# Given request
Collect all lines from the listing that include the string "code".

# Rows
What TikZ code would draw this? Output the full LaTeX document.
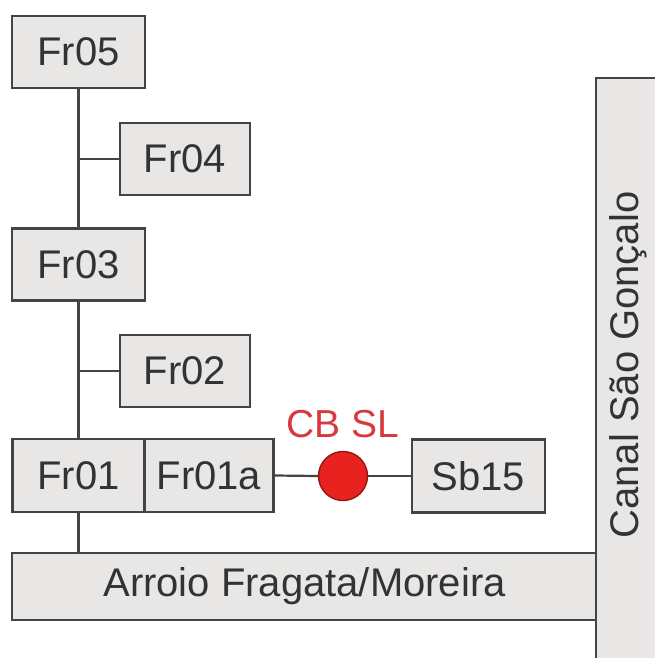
\documentclass[tikz,border=0pt]{standalone}
\usepackage{fontspec}
\setmainfont{Liberation Sans}
\usepackage{xcolor}
\usetikzlibrary{positioning}
\definecolor{boxfill}{HTML}{E9E7E5}
\definecolor{boxline}{HTML}{444444}
\definecolor{station}{HTML}{E8221E}
\definecolor{stationtext}{HTML}{D63A3C}
\tikzset{
  basin/.style={draw=boxline,fill=boxfill,line width=2.2pt,minimum width=131pt,minimum height=72pt,
    inner sep=0pt,font=\fontsize{40}{46}\selectfont,text=black!80},
  river/.style={draw=boxline,fill=boxfill,line width=2.2pt,inner sep=0pt,font=\fontsize{40}{46}\selectfont,text=black!80},
  link/.style={draw=boxline,line width=2.2pt}
}

\begin{document}
\begin{tikzpicture}[x=1pt,y=-1pt]
        \clip (0,0) rectangle (655,658);
        \fill[white] (0,0) rectangle (655,658);
        % rivers
        \node[river,minimum width=585pt,minimum height=67pt] (arroio) at (304.5,586.5) {Arroio Fragata/Moreira};
        \node[river,minimum width=100pt,minimum height=600pt] (canal) at (646,378) {};
        \node[rotate=90,font=\fontsize{40}{46}\selectfont,text=black!80] (canallabel) at (628,365) {Canal São Gonçalo};
        % sub-basins
        \node[basin,minimum width=133pt] (fr05) at (78.5,52) {Fr05};
        \node[basin,minimum width=130pt] (fr04) at (185,159) {Fr04};
        \node[basin,minimum width=133pt] (fr03) at (78.5,264.5) {Fr03};
        \node[basin,minimum width=130pt] (fr02) at (185,371) {Fr02};
        \node[basin,minimum width=132pt,minimum height=73pt] (fr01) at (78.5,475.5) {Fr01};
        \node[basin,minimum width=129pt,minimum height=73pt,right=-2.2pt of fr01] (fr01a) {Fr01a};
        \node[basin,minimum width=133pt,minimum height=73pt] (sb15) at (478.5,476) {Sb15};
        % gauge
        \node[circle,draw=station!65!black,fill=station,line width=1.4pt,minimum size=49pt,inner sep=0pt] (cbsl) at (343,476) {};
        \node[font=\fontsize{39}{45}\selectfont,text=stationtext] (cbsllabel) at (343,424) {CB SL};
        % links
        \draw[link] (fr05.south) -- (fr03.north);
        \draw[link] (fr03.south) -- (fr01.north);
        \draw[link] (fr01.south) -- (fr01.south |- arroio.north);
        \draw[link] (fr04.west) -- (fr04.west -| fr05.south);
        \draw[link] (fr02.west) -- (fr02.west -| fr03.south);
        \draw[link] (fr01a.east) -- (cbsl.west);
        \draw[link] (cbsl.east) -- (sb15.west);
      \end{tikzpicture}
\end{document}
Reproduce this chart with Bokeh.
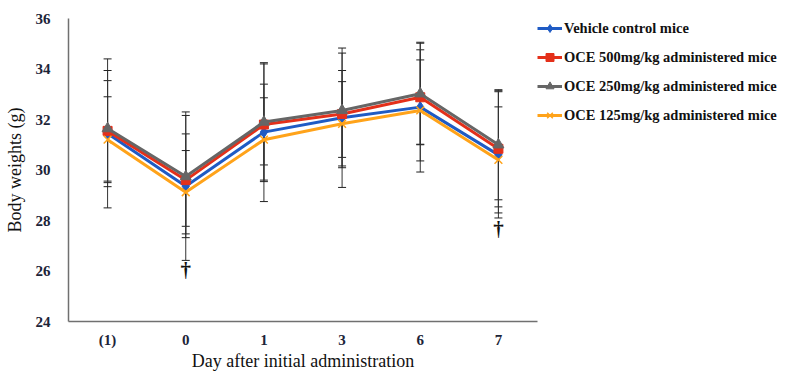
from bokeh.plotting import figure
from bokeh.models import ColumnDataSource, Whisker, TeeHead, Legend, LegendItem, FixedTicker
from bokeh.core.properties import value
from bokeh.embed import file_html
from bokeh.resources import INLINE

days = ["(1)", "0", "1", "3", "6", "7"]
vehicle = [31.45, 29.36, 31.5, 32.07, 32.49, 30.6]
vehicle_err = [2.95, 2.94, 2.75, 2.76, 2.57, 2.5]
oce500 = [31.55, 29.6, 31.8, 32.22, 32.88, 30.84]
oce500_err = [1.99, 1.83, 1.6, 1.72, 1.88, 2.3]
oce250 = [31.64, 29.74, 31.9, 32.36, 33.02, 31.0]
oce250_err = [2.3, 2.42, 2.3, 2.27, 2.0, 2.18]
oce125 = [31.2, 29.12, 31.2, 31.83, 32.36, 30.4]
oce125_err = [1.7, 1.65, 1.66, 1.67, 2.0, 2.1]
series_names = ["Vehicle control mice", "OCE 500mg/kg administered mice",
                "OCE 250mg/kg administered mice", "OCE 125mg/kg administered mice"]
dagger_days = ["0", "7"]
dagger_y = [26.02, 27.68]
y_ticks = [24, 26, 28, 30, 32, 34, 36]

SERIF = "Liberation Serif"

p = figure(x_range=days, y_range=(24, 36), frame_width=469, frame_height=303,
           output_backend="svg", toolbar_location=None,
           min_border_left=68, min_border_right=0, min_border_top=18, min_border_bottom=48)
p.outline_line_color = None
p.xgrid.visible = False
p.ygrid.visible = False
p.background_fill_color = "white"
p.border_fill_color = "white"

for ax in (p.xaxis[0], p.yaxis[0]):
    ax.axis_line_color = "#707070"
    ax.axis_line_width = 1.5
    ax.major_tick_line_color = None
    ax.minor_tick_line_color = None
    ax.major_label_text_font = SERIF
    ax.major_label_text_font_style = "bold"
    ax.major_label_text_font_size = "15px"
    ax.major_label_text_color = "#1c2438"
    ax.axis_label_text_font = SERIF
    ax.axis_label_text_font_style = "normal"
    ax.axis_label_text_font_size = "18px"
    ax.axis_label_text_color = "#111111"

p.yaxis.ticker = FixedTicker(ticks=y_ticks)
p.yaxis.major_label_standoff = 12
p.xaxis.major_label_standoff = 4
p.yaxis.axis_label = "Body weights (g)"
p.xaxis.axis_label = "Day after initial administration"
p.yaxis.axis_label_standoff = 8
p.xaxis.axis_label_standoff = 0

data = [
    (vehicle, vehicle_err, "#1f5bc4", "diamond", 11),
    (oce500, oce500_err, "#e4301a", "square", 9),
    (oce250, oce250_err, "#666666", "triangle", 11),
    (oce125, oce125_err, "#ffa31a", "x", 11),
]

for vals, errs, col, mk, sz in data:
    src = ColumnDataSource(dict(x=days, y=vals,
                                lo=[v - e for v, e in zip(vals, errs)],
                                hi=[v + e for v, e in zip(vals, errs)]))
    w = Whisker(source=src, base="x", lower="lo", upper="hi", level="underlay",
                line_color="#333333", line_width=1,
                upper_head=TeeHead(size=8, line_color="#222222", line_width=1),
                lower_head=TeeHead(size=8, line_color="#222222", line_width=1))
    p.add_layout(w)

items = []
for (vals, errs, col, mk, sz), name in zip(data, series_names):
    src = ColumnDataSource(dict(x=days, y=vals))
    r1 = p.line("x", "y", source=src, line_color=col, line_width=3)
    if mk == "x":
        r2 = p.scatter("x", "y", source=src, marker=mk, size=sz, line_color=col, line_width=1.5)
    else:
        r2 = p.scatter("x", "y", source=src, marker=mk, size=sz, fill_color=col, line_color=col)
    items.append(LegendItem(label=name, renderers=[r1, r2]))

dsrc = ColumnDataSource(dict(x=dagger_days, y=dagger_y, t=["\u2020"] * len(dagger_days)))
p.text("x", "y", text="t", source=dsrc, text_font=value(SERIF), text_font_style="bold",
       text_font_size="21px", text_align="center", text_baseline="middle", text_color="#111111")

legend = Legend(items=items, location="top_left", orientation="vertical",
                label_text_font=SERIF, label_text_font_style="bold",
                label_text_font_size="14.5px", label_text_color="#111111",
                glyph_width=25, glyph_height=20, spacing=9, padding=0, margin=0,
                label_standoff=2, border_line_color=None, background_fill_alpha=0)
p.add_layout(legend, "right")

open("out.html", "w").write(file_html(p, INLINE))
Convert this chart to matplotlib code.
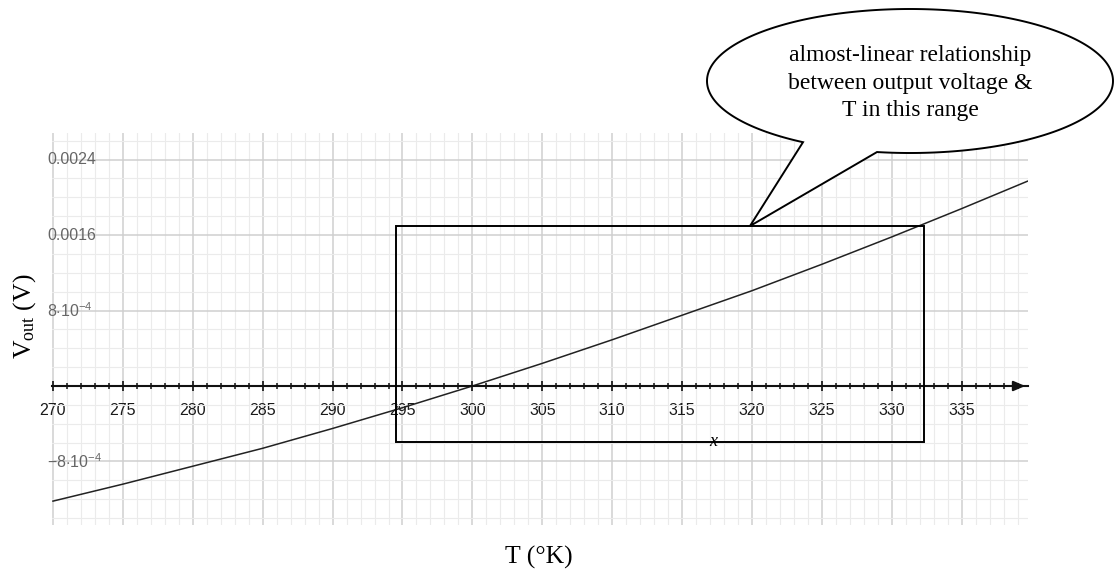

# Correct result
What TikZ code would draw this? Output the full LaTeX document.
Convert this chart to matplotlib code.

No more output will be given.